In mechanical systems, helical gears are essential for transmitting power and motion between parallel shafts. Optimizing key parameters like addendum, center distance, tooth profile, and material selection is critical to improve performance and durability. Multi-objective optimization using genetic algorithm (MOO-GA) is employed in this research to optimize the design of innovative non-standard center distance helical gear pairs. The MOO-GA approach optimizes for three main objectives simultaneously: (i) balancing tooth root strength to maximize load-carrying capacity, (ii) optimizing the specific sliding ratio during tooth engagement and disengagement (approach and recess actions) for reduced noise and improved meshing efficiency, and (iii) maximizing the sum of the addendum modification coefficients. MOO-GA iteratively searches for optimal solutions by manipulating key design variables (x1 and x2), leading to consistent convergence and significant addendum modifications. Finite element analysis (FEA) with ANSYS software is used to evaluate how optimization reduces tooth stress.
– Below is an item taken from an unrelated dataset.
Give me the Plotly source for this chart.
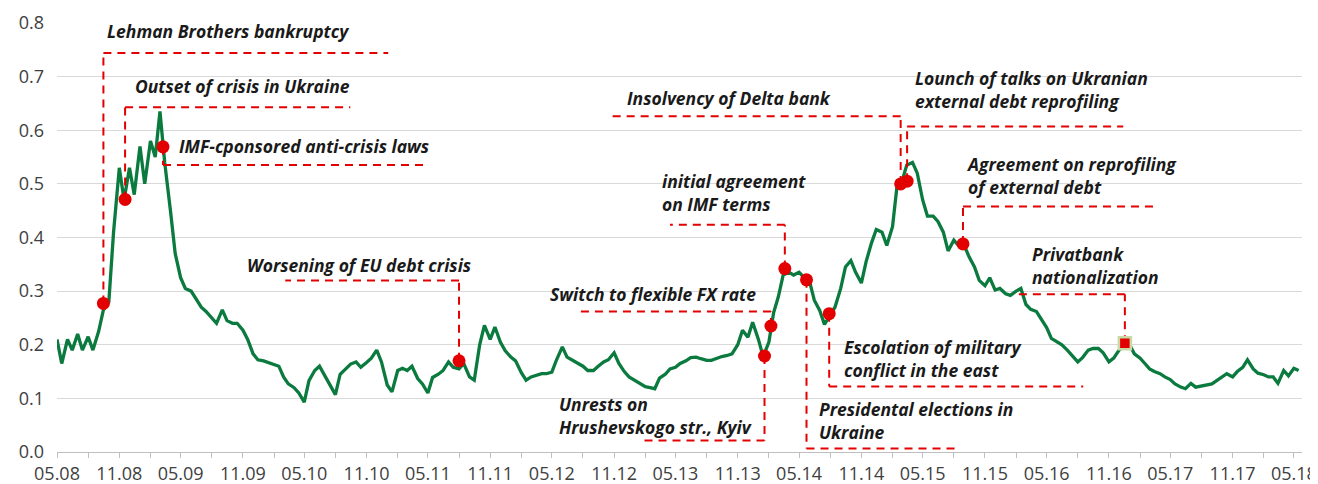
import plotly.graph_objects as go
import pandas as pd

# ---------------- data ----------------
series_start = "2008-05-01"   # semi-monthly observations (1st and 15th)
stress_index = [
    # 2008 May - Dec
    0.21, 0.165, 0.21, 0.19, 0.22, 0.19, 0.215, 0.19, 0.225, 0.265, 0.28, 0.41, 0.53, 0.47, 0.53, 0.48,
    # 2009
    0.57, 0.50, 0.58, 0.55, 0.635, 0.54, 0.45, 0.37, 0.325, 0.305, 0.30, 0.285, 0.27, 0.262, 0.25, 0.24,
    0.265, 0.245, 0.24, 0.24, 0.227, 0.21, 0.183, 0.172,
    # 2010
    0.17, 0.167, 0.163, 0.16, 0.14, 0.127, 0.12, 0.11, 0.093, 0.133, 0.152, 0.16, 0.142, 0.125, 0.107, 0.145,
    0.155, 0.164, 0.168, 0.158, 0.167, 0.175, 0.19, 0.168,
    # 2011
    0.125, 0.112, 0.152, 0.156, 0.152, 0.16, 0.137, 0.127, 0.11, 0.139, 0.145, 0.152, 0.168, 0.158, 0.155, 0.165,
    0.14, 0.134, 0.20, 0.236, 0.21, 0.233, 0.205, 0.189,
    # 2012
    0.177, 0.17, 0.148, 0.134, 0.14, 0.143, 0.146, 0.146, 0.149, 0.172, 0.196, 0.177, 0.171, 0.165, 0.16, 0.152,
    0.152, 0.16, 0.168, 0.172, 0.185, 0.165, 0.15, 0.14,
    # 2013
    0.134, 0.128, 0.122, 0.12, 0.118, 0.138, 0.145, 0.155, 0.158, 0.165, 0.17, 0.176, 0.177, 0.174, 0.171, 0.171,
    0.175, 0.178, 0.18, 0.183, 0.20, 0.227, 0.214, 0.242,
    # 2014
    0.21, 0.178, 0.205, 0.26, 0.29, 0.33, 0.335, 0.33, 0.335, 0.326, 0.318, 0.283, 0.264, 0.238, 0.255, 0.27,
    0.305, 0.345, 0.357, 0.335, 0.315, 0.355, 0.39, 0.415,
    # 2015
    0.41, 0.385, 0.42, 0.50, 0.505, 0.535, 0.54, 0.52, 0.47, 0.44, 0.44, 0.43, 0.41, 0.375, 0.395, 0.385,
    0.385, 0.364, 0.345, 0.32, 0.31, 0.325, 0.302, 0.305,
    # 2016
    0.295, 0.292, 0.30, 0.305, 0.275, 0.266, 0.262, 0.248, 0.232, 0.212, 0.206, 0.20, 0.19, 0.18, 0.168, 0.176,
    0.19, 0.193, 0.193, 0.185, 0.168, 0.175, 0.19, 0.198,
    # 2017
    0.20, 0.183, 0.175, 0.165, 0.155, 0.15, 0.146, 0.14, 0.135, 0.127, 0.121, 0.118, 0.128, 0.121, 0.123, 0.125,
    0.127, 0.133, 0.14, 0.146, 0.14, 0.15, 0.158, 0.172,
    # 2018 Jan - May
    0.155, 0.147, 0.144, 0.14, 0.14, 0.128, 0.152, 0.142, 0.156, 0.152,
]

event_labels = [
    "Lehman Brothers bankruptcy",
    "Outset of crisis in Ukraine",
    "IMF-cponsored anti-crisis laws",
    "Worsening of EU debt crisis",
    "Unrests on<br>Hrushevskogo str., Kyiv",
    "Switch to flexible FX rate",
    "initial agreement<br>on IMF terms",
    "Presidental elections in<br>Ukraine",
    "Escolation of military<br>conflict in the east",
    "Insolvency of Delta bank",
    "Lounch of talks on Ukranian<br>external debt reprofiling",
    "Agreement on reprofiling<br>of external debt",
    "Privatbank<br>nationalization",
]
event_dates = [
    "2008-09-15", "2008-11-18", "2009-03-10", "2011-08-01", "2014-01-19", "2014-02-07",
    "2014-03-20", "2014-05-23", "2014-07-29", "2015-02-25", "2015-03-16", "2015-08-28",
    "2016-12-18",
]
event_values = [
    0.277, 0.471, 0.569, 0.170, 0.179, 0.235, 0.342, 0.321, 0.258, 0.500, 0.505, 0.388, 0.203,
]

# ---------------- annotation layout (positions of labels and leader lines) ----------------
label_x = [
    "2008-09-21", "2008-12-12", "2009-04-20", "2009-11-08", "2012-05-16", "2012-04-20",
    "2013-03-16", "2014-06-22", "2014-09-06", "2012-12-04", "2015-04-02", "2015-09-01",
    "2016-03-13",
]
label_y = [0.785, 0.682, 0.570, 0.348, 0.069, 0.294, 0.483, 0.0585, 0.1735, 0.661, 0.6755, 0.5155, 0.3475]
leader_y = [0.744, 0.643, 0.535, 0.320, 0.0215, 0.262, 0.424, 0.0065, 0.122, 0.626, 0.607, 0.458, 0.294]
leader_end = [
    "2011-01-04", "2010-09-14", "2011-04-22", "2010-03-06", "2013-01-25", "2012-07-18",
    "2013-04-15", "2015-08-10", "2016-08-17", "2012-10-21", "2016-12-13", "2017-03-28",
    "2016-01-24",
]

dates = pd.date_range(series_start, periods=len(stress_index), freq="SMS")

GREEN = "#0b7a3f"
RED = "#e30000"
TXT_FONT = "Open Sans"
BODY_MARGIN = 8  # the html page body has a default 8px margin

fig = go.Figure()
fig.add_trace(go.Scatter(
    x=dates, y=stress_index, mode="lines",
    line=dict(color=GREEN, width=3.3), hoverinfo="skip", showlegend=False,
))

# leader lines: vertical from the event point to the label level, then horizontal under the label
lx, ly = [], []
for d, v, yl, xe in zip(event_dates, event_values, leader_y, leader_end):
    lx += [d, d, None, d, xe, None]
    ly += [v, yl, None, yl, yl, None]
fig.add_trace(go.Scatter(
    x=lx, y=ly, mode="lines", line=dict(color=RED, width=2, dash="8px,6px"),
    hoverinfo="skip", showlegend=False,
))

fig.add_trace(go.Scatter(
    x=event_dates[:-1], y=event_values[:-1], mode="markers",
    marker=dict(color=RED, size=13, line=dict(width=0)), showlegend=False,
))
fig.add_trace(go.Scatter(
    x=event_dates[-1:], y=event_values[-1:], mode="markers",
    marker=dict(color=RED, size=12, symbol="square", line=dict(color="#c9d9a6", width=2.5)),
    showlegend=False,
))

for txt, x, y in zip(event_labels, label_x, label_y):
    fig.add_annotation(
        x=x, y=y, xref="x", yref="y", text="<b><i>" + txt + "</i></b>",
        showarrow=False, xanchor="left", yanchor="middle", align="left",
        font=dict(family=TXT_FONT, size=17.5, color="#1a1a1a"),
    )

fig.update_layout(
    width=1318 - BODY_MARGIN, height=484 - BODY_MARGIN,
    margin=dict(l=57 - BODY_MARGIN, r=16, t=23 - BODY_MARGIN, b=32, autoexpand=False),
    paper_bgcolor="white", plot_bgcolor="white",
    font=dict(family=TXT_FONT, size=18, color="#404040"),
    showlegend=False,
)
fig.update_xaxes(
    type="date", range=["2008-05-01", "2018-05-25"],
    tick0="2008-05-01", dtick="M6", tickformat="%m.%y",
    ticks="outside", ticklen=5, tickcolor="#bfbfbf", tickwidth=1,
    showline=True, linecolor="#bfbfbf", linewidth=1,
    showgrid=False, zeroline=False,
    minor=dict(dtick="M3", tick0="2008-05-01", ticks="outside", ticklen=5, tickcolor="#bfbfbf", showgrid=False),
    tickfont=dict(family=TXT_FONT, size=18, color="#404040"),
)
fig.update_yaxes(
    range=[0, 0.8], dtick=0.1, tick0=0, tickformat=".1f",
    showgrid=True, gridcolor="#d9d9d9", gridwidth=1,
    zeroline=False, showline=False, ticks="",
    ticklabelstandoff=12,
    tickfont=dict(family=TXT_FONT, size=18, color="#404040"),
)

fig.write_html("out.html")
Experimental strain gauge technique involves strategically placing strain gauges on gear teeth identified by the FEA model. These strain gauges directly measure real-world strain under load, validating the predicted strains from FEA. Validation with a real-time CAD model confirms the optimized design exhibits reduced tooth root stress and contact stress compared to helical gear pairs with standard distance. The research demonstrates the effectiveness of MOO-GA in creating superior helical gear designs that meet performance requirements and potentially offer weight and space savings. Strain gauge validation strengthens confidence in FEA results and provides valuable data for further optimization refinement.